Efficiently get indices of histogram bins in Python

You can halve the computation time by sorting the array first, then use np.searchsorted.

vals = np.random.random(1e8)
vals.sort()

nbins = 100
bins = np.linspace(0, 1, nbins+1)
ind = np.digitize(vals, bins)

results = [func(vals[np.searchsorted(ind,j,side='left'):
                     np.searchsorted(ind,j,side='right')])
           for j in range(1,nbins)]

Using 1e8 as my test case, I go from 34 seconds of computation to about 17.

I assume that the binning, done in the example with digitize, cannot be changed. This is one way to go, where you do the sorting once and for all.

vals = np.random.random(1e4)
nbins = 100
bins = np.linspace(0, 1, nbins+1)
ind = np.digitize(vals, bins)

new_order = argsort(ind)
ind = ind[new_order]
ordered_vals = vals[new_order]
# slower way of calculating first_hit (first version of this post)
# _,first_hit = unique(ind,return_index=True)
# faster way:
first_hit = searchsorted(ind,arange(1,nbins-1))
first_hit.sort()

#example of using the data:
for j in range(nbins-1):
    #I am using a plotting function for your f, to show that they cluster
    plot(ordered_vals[first_hit[j]:first_hit[j+1]],'o')

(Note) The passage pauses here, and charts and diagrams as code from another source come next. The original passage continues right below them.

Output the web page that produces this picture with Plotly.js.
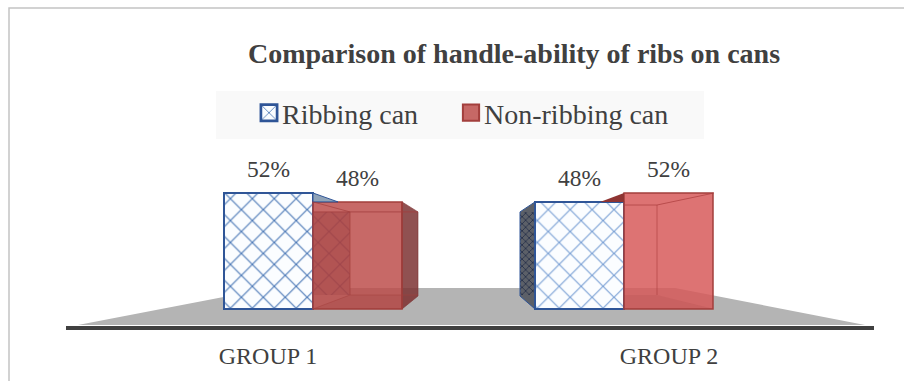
<!DOCTYPE html>
<html><head><meta charset="utf-8">
<script src="https://cdn.plot.ly/plotly-3.0.1.min.js"></script>
<style>html,body{margin:0;padding:0;background:#fff}#c{width:904px;height:381px}</style>
</head><body><div id="c"></div>
<script>
const groupLabels = ['GROUP 1', 'GROUP 2'];
const ribbingCan = [52, 48];
const nonRibbingCan = [48, 52];
const seriesNames = ['Ribbing can', 'Non-ribbing can'];
const chartTitle = 'Comparison of handle-ability of ribs on cans';

const W = 904, H = 381, ML = 66, MR = 30, MT = 100, MB = 55;
const U = 401, X0 = 268, BASE = 309, PPU = 116 / 52;
const X = p => (p - X0) / U;
const Y = p => (BASE - p) / PPU;
const pxY = v => BASE - v * PPU;
const PX = p => (p - ML) / (W - ML - MR);
const PY = p => 1 - (p - MT) / (H - MT - MB);
const barW = 89 / U;
const offBlue = [X(224), X(535) - 1];
const offRed = [X(313), X(624) - 1];
const RED1 = 'rgba(187,72,70,0.82)', RED2 = 'rgba(214,88,88,0.84)', REDLINE = '#a33f3d';
const serif = '"Liberation Serif", serif';

function poly(pts, fill, line, layer, lw) {
  return {type:'path', xref:'x', yref:'y', layer: layer || 'above',
    path: 'M' + pts.map(q => X(q[0]) + ',' + Y(q[1])).join('L') + (fill ? 'Z' : ''),
    fillcolor: fill || 'rgba(0,0,0,0)', line: {color: line || 'rgba(0,0,0,0)', width: line ? (lw || 1) : 0}};
}
const t1b = pxY(ribbingCan[0]), t1r = pxY(nonRibbingCan[0]), t2b = pxY(ribbingCan[1]), t2r = pxY(nonRibbingCan[1]);
const shapes = [
  // outer chart frame: left and top edges only reach the window
  {type:'path', xref:'paper', yref:'paper', layer:'below',
   path:`M${PX(9)},${PY(381)}L${PX(9)},${PY(8)}L${PX(904)},${PY(8)}`,
   fillcolor:'rgba(0,0,0,0)', line:{color:'#c4c4c4', width:1.5}},
  // legend background
  {type:'rect', xref:'paper', yref:'paper', layer:'below', x0:PX(216), x1:PX(704), y0:PY(139), y1:PY(91),
   fillcolor:'#f9f9f9', line:{width:0}},
  // floor
  poly([[78,325],[270,288],[675,288],[865,325]], '#b4b4b4', null, 'below'),
  // group 2 blue side
  poly([[535,t2b],[520,t2b+10],[520,296],[535,309]], '#5c6068', '#2f5597', 'below', 1),
  // group 1 blue depth wedge
  poly([[313,t1b],[338,t1r],[313,t1r]], '#8fa3b8', '#2f5597', 'above', 1),
  // group 2 red depth wedge
  poly([[600,t2b],[624,t2r],[624,t2b]], '#8e3432', null, 'above'),
  // group 1 red box
  poly([[402,t1r],[418,t1r+10],[418,296],[402,309]], 'rgba(125,50,50,0.85)', 'rgba(125,50,50,0.6)', 'above', 1),
  poly([[350,295],[418,295],[402,309],[313,309]], 'rgba(140,50,50,0.14)', null, 'above'),
  poly([[313,t1r+10],[418,t1r+10]], null, 'rgba(163,63,61,0.8)', 'above', 1),
  poly([[350,t1r+10],[350,295]], null, 'rgba(163,63,61,0.7)', 'above', 1),
  poly([[313,309],[350,295],[418,295]], null, 'rgba(163,63,61,0.5)', 'above', 1),
  poly([[313,t1r],[350,t1r+10]], null, 'rgba(163,63,61,0.7)', 'above', 1),
  poly([[402,t1r],[402,309]], null, '#a33f3d', 'above', 1.5),
  // group 2 red box interior
  poly([[624,t2r+12],[657,t2r+12],[714,t2r]], null, 'rgba(170,60,60,0.7)', 'above', 1),
  poly([[657,t2r+12],[657,295]], null, 'rgba(170,60,60,0.6)', 'above', 1),
  poly([[624,295],[657,295],[714,309],[624,309]], 'rgba(140,50,50,0.10)', null, 'above')
];

const labels = [];
[ribbingCan, nonRibbingCan].forEach((vals, s) => {
  const off = s ? offRed : offBlue;
  vals.forEach((v, g) => labels.push({x: g + off[g] + barW / 2, y: v, text: v + '%', showarrow:false,
    yanchor:'middle', yshift: 24, font:{family:serif, size:23.5, color:'#404040'}}));
});

const traces = [
  // receding inner faces of the ribbing bars, seen behind the front pattern
  {type:'bar', x:[0], y:[Math.abs(Y(295)-Y(t1r+10))], base:[Y(295)], width:[37/U], offset:[X(313)],
   showlegend:false, hoverinfo:'skip',
   marker:{color:'#6f7379', line:{width:0}, pattern:{shape:'x', size:15.5, solidity:0.15, fgcolor:'#2b3f66', bgcolor:'#8a8d93'}}},
  {type:'bar', x:[1], y:[Math.abs(Y(295)-Y(t2b+10))], base:[Y(295)], width:[15/U], offset:[X(520)-1],
   showlegend:false, hoverinfo:'skip',
   marker:{color:'rgba(0,0,0,0)', line:{width:0}, pattern:{shape:'x', size:5, solidity:0.3, fgcolor:'#26304a', bgcolor:'rgba(0,0,0,0)'}}},
  {type:'bar', name:seriesNames[0], x:[0,1], y:ribbingCan, width:[barW,barW], offset:offBlue,
   marker:{color:'#ffffff', line:{color:'#2f5597', width:2},
     pattern:{shape:'x', size:15.5, solidity:0.15, fgcolor:['#4f7bb8','#7ea3d6'], bgcolor:'#fbfdff'}}},
  {type:'bar', name:seriesNames[1], x:[0,1], y:nonRibbingCan, width:[barW,barW], offset:offRed,
   marker:{color:[RED1,RED2], line:{color:REDLINE, width:1.5}}}
];

const layout = {
  width:W, height:H, margin:{l:ML, r:MR, t:MT, b:MB, pad:0},
  paper_bgcolor:'#ffffff', plot_bgcolor:'rgba(0,0,0,0)', barmode:'overlay', showlegend:true,
  title:{text:'<b>'+chartTitle+'</b>', x:(248+780)/2/W, xanchor:'center', y:1-53/H, yanchor:'middle',
    font:{family:serif, size:28, color:'#404040'}},
  legend:{orientation:'h', x:PX(242), xanchor:'left', y:PY(88), yanchor:'top', bgcolor:'rgba(0,0,0,0)',
    font:{family:serif, size:28, color:'#404040'}, itemwidth:30, traceorder:'normal',
    entrywidth:190, entrywidthmode:'pixels'},
  xaxis:{range:[X(ML), X(W-MR)], tickvals:[0,1], ticktext:groupLabels, showgrid:false, zeroline:false,
    showline:true, linecolor:'#404040', linewidth:4, ticks:'', ticklabelstandoff:5,
    tickfont:{family:serif, size:24, color:'#404040'}, fixedrange:true},
  yaxis:{range:[Y(H-MB), Y(MT)], visible:false, showgrid:false, zeroline:false, fixedrange:true},
  shapes, annotations:labels
};
Plotly.newPlot('c', traces, layout, {staticPlot:true, displayModeBar:false}).then(gd => {
  // enlarge the legend swatches and bring them next to their text
  gd.querySelectorAll('.legendsymbols').forEach(n => n.setAttribute('transform', 'scale(1.35)'));
  // tighten the gap between the two legend entries
  const entries = gd.querySelectorAll('.legend .traces');
  if (entries[1]) {
    const m = /translate\(([-\d.]+)[, ]+([-\d.]+)\)/.exec(entries[1].getAttribute('transform'));
    if (m) entries[1].setAttribute('transform', `translate(${+m[1] - 33},${m[2]})`);
  }
});
</script></body></html>
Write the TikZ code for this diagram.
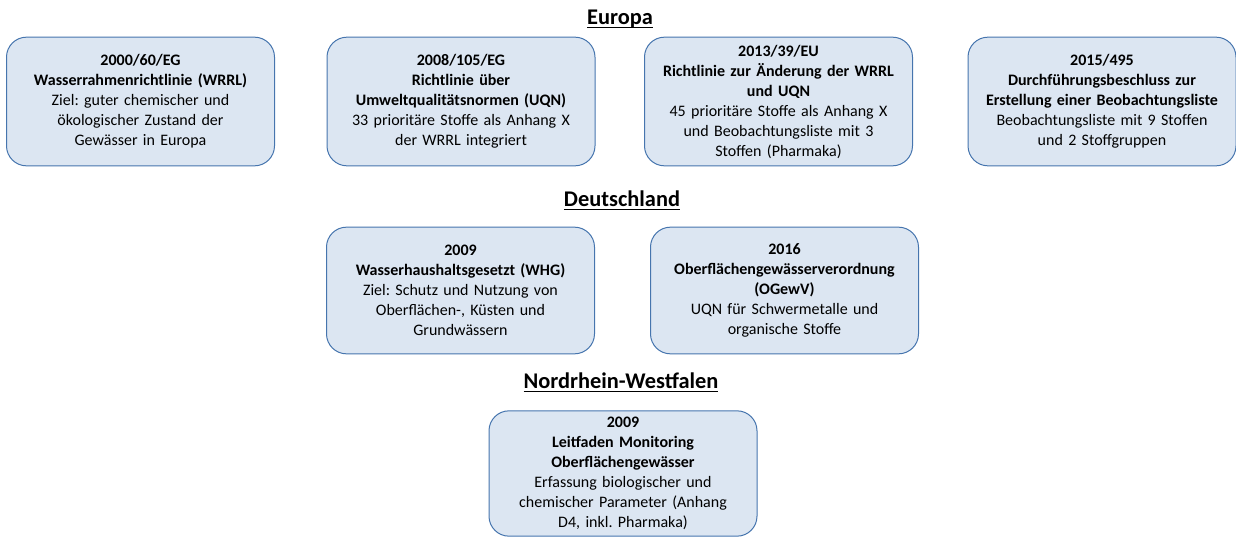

The figure shows that the bins are actually clusters as expected:

I found that a particular sparse matrix constructor can achieve the desired result very efficiently. It's a bit obscure but we can abuse it for this purpose. The function below can be used in nearly the same way as scipy.stats.binned_statistic but can be orders of magnitude faster

import numpy as np
from scipy.sparse import csr_matrix

def binned_statistic(x, values, func, nbins, range):
    '''The usage is nearly the same as scipy.stats.binned_statistic''' 

    N = len(values)
    r0, r1 = range

    digitized = (float(nbins)/(r1 - r0)*(x - r0)).astype(int)
    S = csr_matrix((values, [digitized, np.arange(N)]), shape=(nbins, N))

    return [func(group) for group in np.split(S.data, S.indptr[1:-1])]

I avoided np.digitize because it doesn't use the fact that all bins are equal width and hence is slow, but the method I used instead may not handle all edge cases perfectly.

One efficient solution is using the numpy_indexed package (disclaimer: I am its author):

import numpy_indexed as npi
npi.group_by(ind).split(vals)